= DATA =
(begin)
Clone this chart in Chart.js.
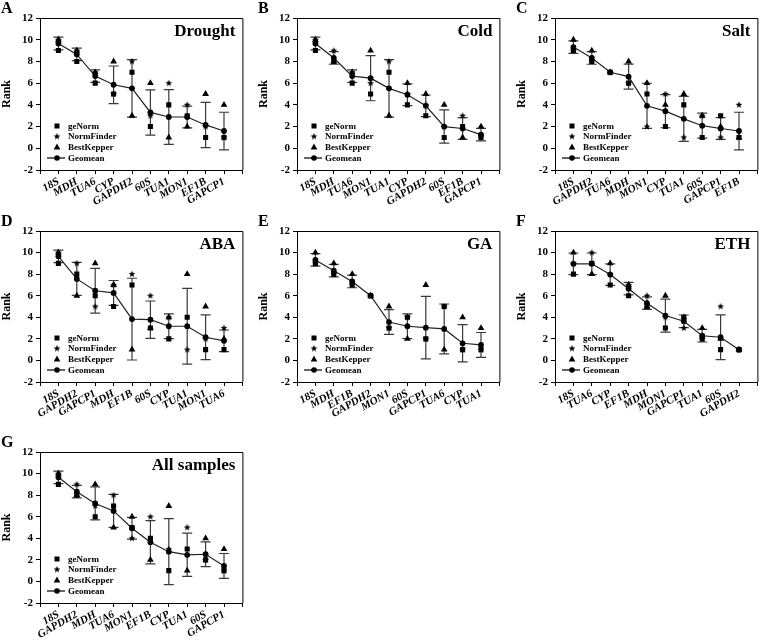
<!DOCTYPE html>
<html>
<head>
<meta charset="utf-8">
<script src="https://cdn.jsdelivr.net/npm/chart.js@4.4.1/dist/chart.umd.min.js"></script>
<style>
  html, body { margin: 0; padding: 0; background: #fff; }
  #wrap { position: relative; width: 762px; height: 643px; overflow: hidden; background: #fff; }
  #wrap canvas { position: absolute; }
</style>
</head>
<body>
<div id="wrap"></div>
<script>
// ---- data: ranks of each method, geomean and its SD ----
const droughtGenes = ['18S', 'MDH', 'TUA6', 'CYP', 'GAPDH2', '60S', 'TUA1', 'MON1', 'EF1B', 'GAPCP1'];
const droughtGeNorm = [9, 8, 6, 5, 7, 2, 4, 3, 1, 1];
const droughtNormFinder = [10, 9, 7, 5, 8, 3, 6, 4, 2, 1];
const droughtBestKepper = [10, 9, 7, 8, 3, 6, 1, 2, 5, 4];
const droughtGeomean = [9.65, 8.65, 6.65, 5.85, 5.52, 3.30, 2.88, 2.88, 2.15, 1.59];
const droughtSD = [0.58, 0.58, 0.58, 1.73, 2.65, 2.08, 2.52, 1.00, 2.08, 1.73];

const coldGenes = ['18S', 'MDH', 'TUA6', 'MON1', 'TUA1', 'CYP', 'GAPDH2', '60S', 'EF1B', 'GAPCP1'];
const coldGeNorm = [9, 8, 6, 5, 7, 4, 3, 1, 2, 1];
const coldNormFinder = [10, 9, 7, 6, 8, 5, 4, 2, 3, 1];
const coldBestKepper = [10, 8, 7, 9, 3, 6, 5, 4, 1, 2];
const coldGeomean = [9.65, 8.32, 6.65, 6.46, 5.52, 4.93, 3.91, 2.00, 1.82, 1.26];
const coldSD = [0.58, 0.58, 0.58, 2.08, 2.65, 1.00, 1.00, 1.53, 1.00, 0.58];

const saltGenes = ['18S', 'GAPDH2', 'TUA6', 'MDH', 'MON1', 'CYP', 'TUA1', '60S', 'GAPCP1', 'EF1B'];
const saltGeNorm = [9, 8, 7, 6, 5, 2, 4, 1, 3, 1];
const saltNormFinder = [9, 8, 7, 6, 2, 5, 1, 3, 1, 4];
const saltBestKepper = [10, 9, 7, 8, 6, 4, 5, 3, 2, 1];
const saltGeomean = [9.32, 8.32, 7.00, 6.60, 3.91, 3.42, 2.71, 2.08, 1.82, 1.59];
const saltSD = [0.58, 0.58, 0, 1.15, 2.08, 1.53, 2.08, 1.15, 1.00, 1.73];

const abaGenes = ['18S', 'GAPDH2', 'GAPCP1', 'MDH', 'EF1B', '60S', 'CYP', 'TUA1', 'MON1', 'TUA6'];
const abaGeNorm = [9, 8, 6, 5, 7, 3, 2, 4, 1, 1];
const abaNormFinder = [10, 9, 5, 7, 8, 6, 4, 1, 2, 3];
const abaBestKepper = [10, 6, 9, 7, 1, 3, 4, 8, 5, 2];
const abaGeomean = [9.65, 7.56, 6.46, 6.26, 3.83, 3.78, 3.17, 3.17, 2.15, 1.82];
const abaSD = [0.58, 1.53, 2.08, 1.15, 3.79, 1.73, 1.15, 3.51, 2.08, 1.00];

const gaGenes = ['18S', 'MDH', 'EF1B', 'GAPDH2', 'MON1', '60S', 'GAPCP1', 'TUA6', 'CYP', 'TUA1'];
const gaGeNorm = [9, 8, 7, 6, 3, 4, 2, 5, 1, 1];
const gaNormFinder = [9, 8, 7, 6, 3, 4, 2, 5, 1, 1];
const gaBestKepper = [10, 9, 8, 6, 5, 2, 7, 1, 4, 3];
const gaGeomean = [9.32, 8.32, 7.32, 6.00, 3.56, 3.17, 3.04, 2.92, 1.59, 1.44];
const gaSD = [0.58, 0.58, 0.58, 0, 1.15, 1.15, 2.89, 2.31, 1.73, 1.15];

const ethGenes = ['18S', 'TUA6', 'CYP', 'EF1B', 'MDH', 'MON1', 'GAPCP1', 'TUA1', '60S', 'GAPDH2'];
const ethGeNorm = [8, 9, 7, 6, 5, 3, 4, 2, 1, 1];
const ethNormFinder = [9, 10, 8, 7, 6, 4, 3, 2, 5, 1];
const ethBestKepper = [10, 8, 9, 7, 5, 6, 4, 3, 2, 1];
const ethGeomean = [8.96, 8.96, 7.96, 6.65, 5.31, 4.16, 3.63, 2.29, 2.15, 1.00];
const ethSD = [1.00, 1.00, 1.00, 0.58, 0.58, 1.53, 0.58, 0.58, 2.08, 0];

const allGenes = ['18S', 'GAPDH2', 'MDH', 'TUA6', 'MON1', 'EF1B', 'CYP', 'TUA1', '60S', 'GAPCP1'];
const allGeNorm = [9, 8, 6, 7, 5, 4, 1, 3, 2, 1];
const allNormFinder = [10, 9, 7, 8, 4, 6, 3, 5, 2, 1];
const allBestKepper = [10, 8, 9, 5, 6, 2, 7, 1, 4, 3];
const allGeomean = [9.65, 8.32, 7.23, 6.54, 4.93, 3.63, 2.76, 2.47, 2.52, 1.44];
const allSD = [0.58, 0.58, 1.53, 1.53, 1.00, 2.00, 3.06, 2.00, 1.15, 1.15];

const yTicks = [-2, 0, 2, 4, 6, 8, 10, 12];

// panel list: letter, title, data, and where the plot box sits on the page
const panels = [
  { letter: 'A', title: 'Drought', genes: droughtGenes, g: droughtGeNorm, n: droughtNormFinder, b: droughtBestKepper, m: droughtGeomean, sd: droughtSD, L: 40, T: 18, B: 170 },
  { letter: 'B', title: 'Cold', genes: coldGenes, g: coldGeNorm, n: coldNormFinder, b: coldBestKepper, m: coldGeomean, sd: coldSD, L: 297, T: 18, B: 170 },
  { letter: 'C', title: 'Salt', genes: saltGenes, g: saltGeNorm, n: saltNormFinder, b: saltBestKepper, m: saltGeomean, sd: saltSD, L: 555, T: 18, B: 170 },
  { letter: 'D', title: 'ABA', genes: abaGenes, g: abaGeNorm, n: abaNormFinder, b: abaBestKepper, m: abaGeomean, sd: abaSD, L: 40, T: 231, B: 382 },
  { letter: 'E', title: 'GA', genes: gaGenes, g: gaGeNorm, n: gaNormFinder, b: gaBestKepper, m: gaGeomean, sd: gaSD, L: 297, T: 231, B: 382 },
  { letter: 'F', title: 'ETH', genes: ethGenes, g: ethGeNorm, n: ethNormFinder, b: ethBestKepper, m: ethGeomean, sd: ethSD, L: 555, T: 231, B: 382 },
  { letter: 'G', title: 'All samples', genes: allGenes, g: allGeNorm, n: allNormFinder, b: allBestKepper, m: allGeomean, sd: allSD, L: 40, T: 452, B: 603 }
];

const FONT = "'Liberation Serif', 'Times New Roman', serif";
const PLOT_W = 204;
Chart.defaults.font.family = FONT;
Chart.defaults.color = '#000';

// small filled star used as the NormFinder marker
function makeStar(r) {
  const c = document.createElement('canvas');
  const s = Math.ceil(r * 2) + 2;
  c.width = c.height = s;
  const g = c.getContext('2d');
  g.fillStyle = '#000';
  g.beginPath();
  for (let k = 0; k < 10; k++) {
    const rad = k % 2 ? r * 0.42 : r;
    const a = -Math.PI / 2 + k * Math.PI / 5;
    g.lineTo(s / 2 + rad * Math.cos(a), s / 2 + rad * Math.sin(a));
  }
  g.closePath();
  g.fill();
  return c;
}
const star = makeStar(3.6);

// error bars (geomean +- SD)
const errorBars = {
  id: 'errorBars',
  beforeDatasetsDraw(chart, args, opts) {
    const { ctx, scales: { x, y } } = chart;
    ctx.save();
    ctx.strokeStyle = '#3a3a3a';
    ctx.lineWidth = 1.2;
    opts.mean.forEach((m, i) => {
      if (!opts.sd[i]) return;
      const px = x.getPixelForValue(i + 1);
      const top = y.getPixelForValue(m + opts.sd[i]);
      const bot = y.getPixelForValue(m - opts.sd[i]);
      ctx.beginPath();
      ctx.moveTo(px, top); ctx.lineTo(px, bot);
      ctx.moveTo(px - 5, top); ctx.lineTo(px + 5, top);
      ctx.moveTo(px - 5, bot); ctx.lineTo(px + 5, bot);
      ctx.stroke();
    });
    ctx.restore();
  }
};

// box, panel letter, title, legend
const decor = {
  id: 'decor',
  afterDraw(chart, args, opts) {
    const { ctx, chartArea: a } = chart;
    ctx.save();
    ctx.strokeStyle = '#000';
    ctx.lineWidth = 1;
    ctx.beginPath();
    ctx.moveTo(a.left, a.top + 0.5); ctx.lineTo(a.right + 0.5, a.top + 0.5); ctx.lineTo(a.right + 0.5, a.bottom);
    ctx.stroke();

    ctx.fillStyle = '#000';
    ctx.font = 'bold 16px ' + FONT;
    ctx.textBaseline = 'top';
    ctx.textAlign = 'left';
    ctx.fillText(opts.letter, 1, 1);

    ctx.font = 'bold 17px ' + FONT;
    ctx.textAlign = 'right';
    ctx.textBaseline = 'alphabetic';
    ctx.fillText(opts.title, a.right - 7, a.top + 18);

    // legend
    const mx = a.left + 17;
    const rows = [a.bottom - 44, a.bottom - 33.5, a.bottom - 23, a.bottom - 12];
    ctx.fillRect(mx - 2.5, rows[0] - 2.5, 5, 5);
    ctx.drawImage(star, mx - star.width / 2, rows[1] - star.height / 2);
    ctx.beginPath();
    ctx.moveTo(mx, rows[2] - 3.5); ctx.lineTo(mx + 3.3, rows[2] + 2.5); ctx.lineTo(mx - 3.3, rows[2] + 2.5);
    ctx.closePath(); ctx.fill();
    ctx.beginPath();
    ctx.lineWidth = 1.2;
    ctx.moveTo(mx - 10, rows[3]); ctx.lineTo(mx + 8, rows[3]);
    ctx.stroke();
    ctx.beginPath();
    ctx.arc(mx, rows[3], 2.8, 0, Math.PI * 2);
    ctx.fill();

    ctx.font = 'bold 9px ' + FONT;
    ctx.textAlign = 'left';
    ctx.textBaseline = 'middle';
    ['geNorm', 'NormFinder', 'BestKepper', 'Geomean'].forEach((t, i) => ctx.fillText(t, a.left + 28, rows[i] + 0.5));
    ctx.restore();
  }
};

const wrap = document.getElementById('wrap');

panels.forEach(p => {
  const cv = document.createElement('canvas');
  const w = 40 + PLOT_W + 6;
  const h = (p.B - p.T) + 18 + 48;
  cv.width = w; cv.height = h;
  cv.style.left = (p.L - 40) + 'px';
  cv.style.top = (p.T - 18) + 'px';
  cv.style.width = w + 'px'; cv.style.height = h + 'px';
  wrap.appendChild(cv);

  const pts = arr => arr.map((v, i) => ({ x: i + 1, y: v }));

  new Chart(cv.getContext('2d'), {
    type: 'scatter',
    data: {
      datasets: [
        { label: 'geNorm', data: pts(p.g), pointStyle: 'rect', pointRadius: 3.6, backgroundColor: '#000', borderColor: '#000', borderWidth: 0 },
        { label: 'NormFinder', data: pts(p.n), pointStyle: star, pointRadius: 4 },
        { label: 'BestKepper', data: pts(p.b), pointStyle: 'triangle', pointRadius: 3.9, backgroundColor: '#000', borderColor: '#000', borderWidth: 0 },
        { label: 'Geomean', data: pts(p.m), showLine: true, borderColor: '#222', borderWidth: 1.2,
          pointStyle: 'circle', pointRadius: 2.9, backgroundColor: '#000', pointBorderWidth: 0 }
      ]
    },
    options: {
      responsive: false,
      animation: false,
      devicePixelRatio: 1,
      layout: { padding: { left: 0, top: 18, right: 6, bottom: 0 } },
      plugins: {
        legend: { display: false },
        tooltip: { enabled: false },
        errorBars: { mean: p.m, sd: p.sd },
        decor: { letter: p.letter, title: p.title }
      },
      scales: {
        x: {
          type: 'linear', min: 0, max: 11,
          afterFit: s => { s.height = 48; },
          afterBuildTicks: s => { s.ticks = Array.from({ length: 12 }, (_, i) => ({ value: i })); },
          ticks: {
            autoSkip: false, minRotation: 30, maxRotation: 30, padding: 1,
            font: { family: FONT, size: 11, weight: 'bold', style: 'italic' },
            callback: v => (v >= 1 && v <= 10) ? p.genes[v - 1] : ''
          },
          grid: { display: true, drawOnChartArea: false, tickLength: 4, color: '#000' },
          border: { color: '#000', width: 1 }
        },
        y: {
          min: -2, max: 12,
          afterFit: s => { s.width = 40; },
          afterBuildTicks: s => { s.ticks = yTicks.map(v => ({ value: v })); },
          ticks: { font: { family: FONT, size: 11, weight: 'bold' }, padding: 3 },
          grid: { display: true, drawOnChartArea: false, tickLength: 4, color: '#000' },
          border: { color: '#000', width: 1 },
          title: { display: true, text: 'Rank', font: { family: FONT, size: 12, weight: 'bold' }, padding: 0 }
        }
      }
    },
    plugins: [errorBars, decor]
  });
});
</script>
</body>
</html>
(end)
= TASK PROMPT =
Extract the lines exactly, please: the first line of the listing, the line with "1.53, 1.00, 0.58];", and every line between them, but no pictures.

= REPLY =
Clone this chart in Chart.js.
<!DOCTYPE html>
<html>
<head>
<meta charset="utf-8">
<script src="https://cdn.jsdelivr.net/npm/chart.js@4.4.1/dist/chart.umd.min.js"></script>
<style>
  html, body { margin: 0; padding: 0; background: #fff; }
  #wrap { position: relative; width: 762px; height: 643px; overflow: hidden; background: #fff; }
  #wrap canvas { position: absolute; }
</style>
</head>
<body>
<div id="wrap"></div>
<script>
// ---- data: ranks of each method, geomean and its SD ----
const droughtGenes = ['18S', 'MDH', 'TUA6', 'CYP', 'GAPDH2', '60S', 'TUA1', 'MON1', 'EF1B', 'GAPCP1'];
const droughtGeNorm = [9, 8, 6, 5, 7, 2, 4, 3, 1, 1];
const droughtNormFinder = [10, 9, 7, 5, 8, 3, 6, 4, 2, 1];
const droughtBestKepper = [10, 9, 7, 8, 3, 6, 1, 2, 5, 4];
const droughtGeomean = [9.65, 8.65, 6.65, 5.85, 5.52, 3.30, 2.88, 2.88, 2.15, 1.59];
const droughtSD = [0.58, 0.58, 0.58, 1.73, 2.65, 2.08, 2.52, 1.00, 2.08, 1.73];

const coldGenes = ['18S', 'MDH', 'TUA6', 'MON1', 'TUA1', 'CYP', 'GAPDH2', '60S', 'EF1B', 'GAPCP1'];
const coldGeNorm = [9, 8, 6, 5, 7, 4, 3, 1, 2, 1];
const coldNormFinder = [10, 9, 7, 6, 8, 5, 4, 2, 3, 1];
const coldBestKepper = [10, 8, 7, 9, 3, 6, 5, 4, 1, 2];
const coldGeomean = [9.65, 8.32, 6.65, 6.46, 5.52, 4.93, 3.91, 2.00, 1.82, 1.26];
const coldSD = [0.58, 0.58, 0.58, 2.08, 2.65, 1.00, 1.00, 1.53, 1.00, 0.58];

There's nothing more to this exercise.